The Marxist historian Eric Hobsbawm has an interesting piece on truth in history and historiography.  He suggests that evolutionary biology can save “total history”.

It is time to re-establish the coalition of those who believe in history as a rational inquiry into the course of human transformations, against those who distort history for political purposes – and more generally, against relativists and postmodernists who deny this possibility. . .

The Marxist approach is a necessary component of this reconstruction of the front of reason. While postmodernists have denied the possibility of historical understanding, developments in the natural sciences have put an evolutionary history of humanity firmly back on the agenda.

Firstly, DNA analysis has established a firmer chronology of the spread of the species from its original African origin throughout the world, before the appearance of written sources.

. . .

[T]he DNA revolution calls for a specific, historical, method of studying the evolution of the human species. It also provides us with a rational framework for a world history. History is the continuance of the biological evolution of homo sapiens by other means.

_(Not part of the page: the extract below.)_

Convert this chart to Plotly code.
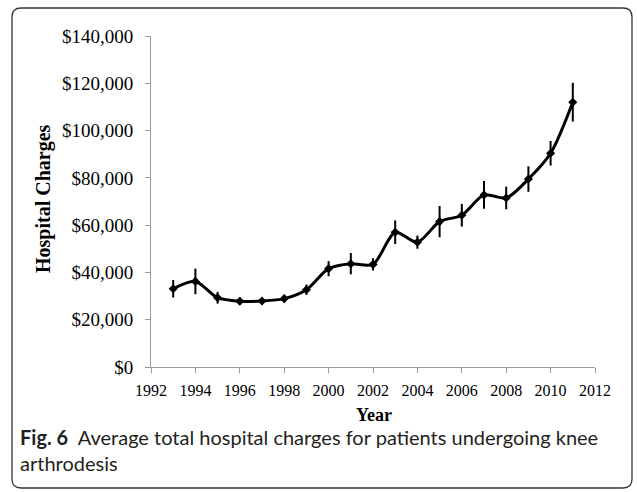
import plotly.graph_objects as go

years = list(range(1993, 2012))
charges = [33100, 36200, 29300, 27800, 27900, 28900, 32700, 41600, 43700, 43400,
           57000, 52800, 61500, 64200, 72800, 71500, 79500, 90400, 112000]
errors = [3700, 5400, 2500, 1600, 1500, 1600, 2200, 3200, 4500, 2600,
          5000, 2800, 6600, 4800, 5900, 4800, 5400, 5200, 8200]
x_ticks = list(range(1992, 2013, 2))
y_ticks = list(range(0, 140001, 20000))
y_tick_labels = ["$0"] + [f"${v:,}" for v in y_ticks[1:]]

W, H = 637, 492
L, R, T, B = 151, 42, 36, 125
PW, PH = W - L - R, H - T - B

def px(xp):
    return (xp - L) / PW

def py(yp):
    return (H - B - yp) / PH

fig = go.Figure()
fig.add_trace(go.Scatter(
    x=years, y=charges,
    mode="lines+markers",
    line=dict(color="black", width=3, shape="spline", smoothing=0.8),
    marker=dict(symbol="diamond", size=7, color="black"),
    error_y=dict(type="data", array=errors, visible=True, color="black",
                 thickness=2, width=0),
    showlegend=False,
))

serif = "Liberation Serif, Times New Roman, serif"
fig.update_xaxes(range=[1992, 2012], tickvals=x_ticks, showgrid=False,
                 showline=True, linecolor="#9a9a9a", linewidth=1,
                 ticks="outside", ticklen=5, tickcolor="#9a9a9a",
                 ticklabelstandoff=4,
                 tickfont=dict(family=serif, size=16, color="black"),
                 zeroline=False)
fig.update_yaxes(range=[0, 140000], tickvals=y_ticks, ticktext=y_tick_labels,
                 showgrid=False, showline=True, linecolor="#9a9a9a", linewidth=1,
                 ticks="outside", ticklen=5, tickcolor="#9a9a9a",
                 ticklabelstandoff=8,
                 tickfont=dict(family=serif, size=19, color="black"),
                 zeroline=False)

# rounded border
x0, x1, y0, y1, r = 12, 632, 8, 488, 9
def P(a, b):
    return f"{px(a)},{py(b)}"
path = (f"M {P(x0 + r, y0)} L {P(x1 - r, y0)} Q {P(x1, y0)} {P(x1, y0 + r)} "
        f"L {P(x1, y1 - r)} Q {P(x1, y1)} {P(x1 - r, y1)} "
        f"L {P(x0 + r, y1)} Q {P(x0, y1)} {P(x0, y1 - r)} "
        f"L {P(x0, y0 + r)} Q {P(x0, y0)} {P(x0 + r, y0)} Z")
fig.add_shape(type="path", path=path, xref="paper", yref="paper",
              line=dict(color="#333333", width=1.3))

cap_font = dict(family="Lato, Open Sans, sans-serif", size=20, color="#231f20")
anns = [
    dict(text="<b>Hospital Charges</b>", x=px(43), y=py(199), textangle=-90,
         font=dict(family=serif, size=20, color="black")),
    dict(text="<b>Year</b>", x=px(374), y=py(415),
         font=dict(family=serif, size=18, color="black")),
    dict(text="<b>Fig. 6</b>  Average total hospital charges for patients undergoing knee",
         x=px(18), y=py(437), xanchor="left", font=cap_font),
    dict(text="arthrodesis", x=px(18), y=py(463), xanchor="left", font=cap_font),
]
for a in anns:
    a.setdefault("xanchor", "center")
    fig.add_annotation(xref="paper", yref="paper", showarrow=False,
                       yanchor="middle", **a)

fig.update_layout(width=W, height=H, margin=dict(l=L, r=R, t=T, b=B),
                  plot_bgcolor="white", paper_bgcolor="white")

fig.write_html("out.html", config={"displayModeBar": False},
               post_script="document.body.style.margin='0';")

Secondly, the new evolutionary biology eliminates the distinction between history and the natural sciences and bypasses the bogus debates on whether history is or is not a science.

Thirdly, it returns us to the basic approach to human evolution adopted by prehistorians, which is to study the modes of interaction between our species and its environment and its growing control over it.

. . .

However, the new perspectives on history should also return us to that essential, if never quite realisable, objective of those who study the past: “total history”.